Im Jahr 2020 wurden in NRW insgesamt etwa 580 MW PV-Leistung installiert. Laut MWIDE übertrifft das Land damit zum fünften Mal in Folge den Zubau des Vorjahres. Auch in den kommenden Jahren solle ein Fokus auf dem beschleunigten Ausbau der Photovoltaik-Kapazitäten, inklusive der Freiflächen-Photovoltaik, liegen. Ein großes Potenzial liege dabei im Gebäudebestand. Daneben, so schreibt das MWIDE, habe die Landesregierung bereits im Jahr 2019 im Rahmen der Novellierung des Landesentwicklungsplans (LEP) die planerischen Voraussetzungen auch für den Ausbau von großflächigen Solarenergieanlagen auf der Freifläche angepasst.

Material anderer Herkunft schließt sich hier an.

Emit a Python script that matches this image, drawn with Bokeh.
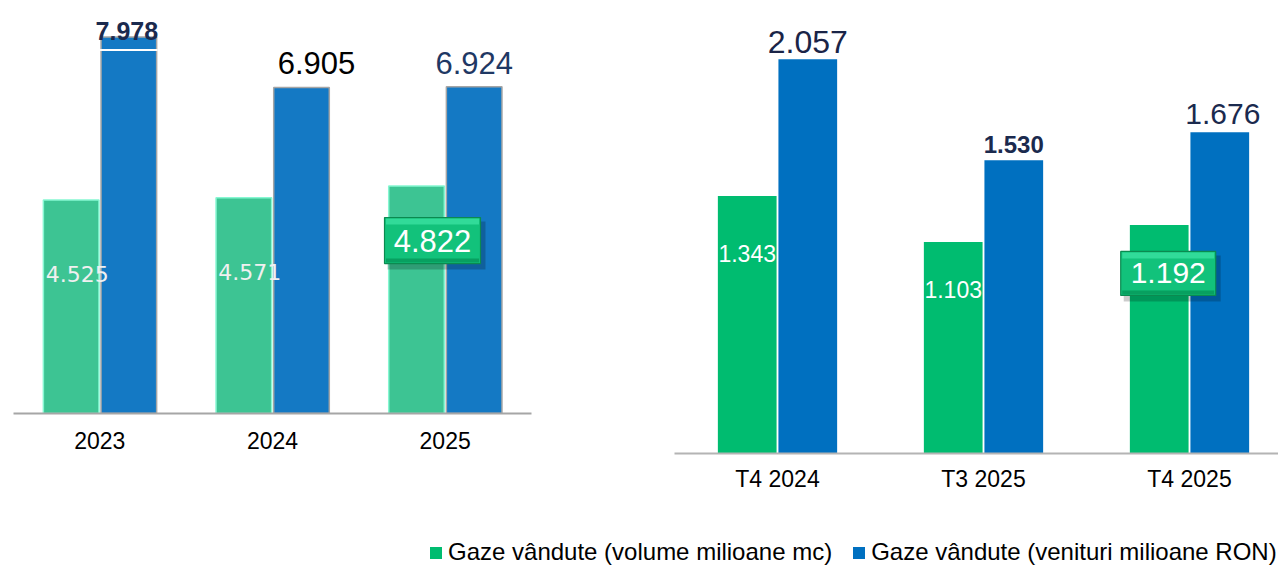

Um sparsam mit Grund und Boden umzugehen und landwirtschaftliche Nutzflächen zu schützen, ermögliche der LEP seitdem die Errichtung von großflächigen Solarenergieanlagen insbesondere auf vorgeprägten Standorten wie Brachflächen, Aufschüttungen und Standorten entlang von Bundesfernstraßen oder Schienenwegen mit überregionaler Bedeutung. Damit hat das Land die im Erneuerbare-Energien-Gesetz (EEG) festgelegte Flächenkulisse übernommen. Ob das Land NRW den Bau von EEG-Freiflächenanlagen auf benachteiligten Flächen freigibt, steht noch nicht fest. Das Land prüfe diese Möglichkeit, schreibt das MWIDE.
Der Bau von PV-Freiflächenanlagen ist auch außerhalb der beschriebenen Flächenkulisse möglich, wenn die zuständige Bezirksregierung ihren Regionalplan entsprechend ändert. Ein langes, aufwendiges Verfahren.